2020

Behind the Fires

Category: Best data-driven reporting (small and large newsrooms)

Country/area: Spain

Organisation: Outriders

Organisation size: Small

Publication date: 23/12/2019

Credit: Author: Gabriel Uchida, Data research: Lola García-Ajofrín, Design: Kasia Polus, Web development: Piotr Kliks.

Project description:

NASA satellites registered a record in the size and number of fires in Brazilian Amazon in 2019. Behind the fires, there is a bigger and more silence problem – deforestation. In just one year, almost 10,000 square kilometres of forest vanished in Brazil.

Photojournalist Gabriel Uchida, based in Amazons, meet the Uru-eu-wau-wau people, a threatened indigenous group is struggling to survive and is trying to protect the forest.

The article includes visualizations with Google Earth in South America, Rondonia and Bolivia, a map of changes in global forests and a live map that shows fires in the last 7 days.

 

Impact reached:

Amazon fires captured the world attention and interantional media in August, however media and audience forgot about it soon after. With this article written by a Brazilian photojournalist who spent the last years documenting the changes in Brazilian Amazon and clear visualizations of deforestation and fires we tried that the public go deeper.

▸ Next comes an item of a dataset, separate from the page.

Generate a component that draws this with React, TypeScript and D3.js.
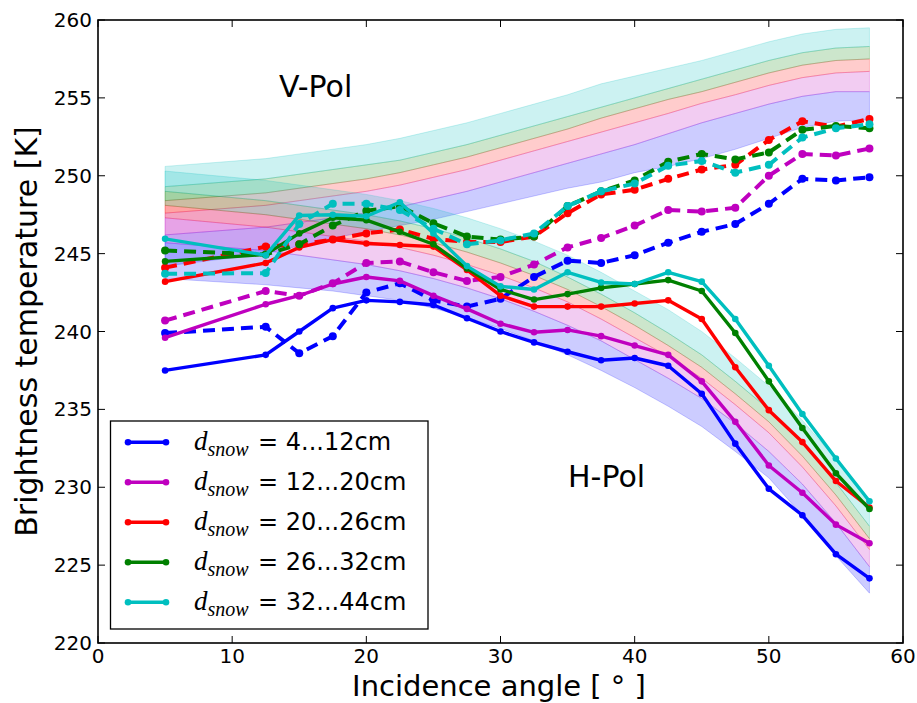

The article was published in English and Polish and it include a mobile version through Insta stories in Instagram.

Techniques/technologies used:

This article combines the basics of the traditional journalism (going to a place, talking with people and reporting) together with the an innovative way of visualization: a timelapse of Google Earth and a Live Map of fires continuosly updated.

On the one hand, Brazilian photojournalist Gabriel Uchida traveled to one of the most dangerous indigenous reserves in the Brazilian Amazon, he drived and used boats and took intimate portraits. On the other hand, Kasia Polus got to show in a simple and attractive way the changes in Amazons using Google Earth and Modis to show a live map that it is always updated.

What was the hardest part of this project?

This interactive story has been a team work with several challenges: firstly it was to find the accurate journalist who knew well Amazons and what it was happened. Secondly, it was to analyze and understand the data and choose the best way of telling to the audience why these fires were different.

What can others learn from this project?

With Behind the Fires the reader can learn about an unique community that until the 80’s did not have contact with other people than them. So firstly this article is a thrilling trip through Brazilian Amazon. Secondly the graphics allow the reader to understand the magnitude of deforestation in Amazons.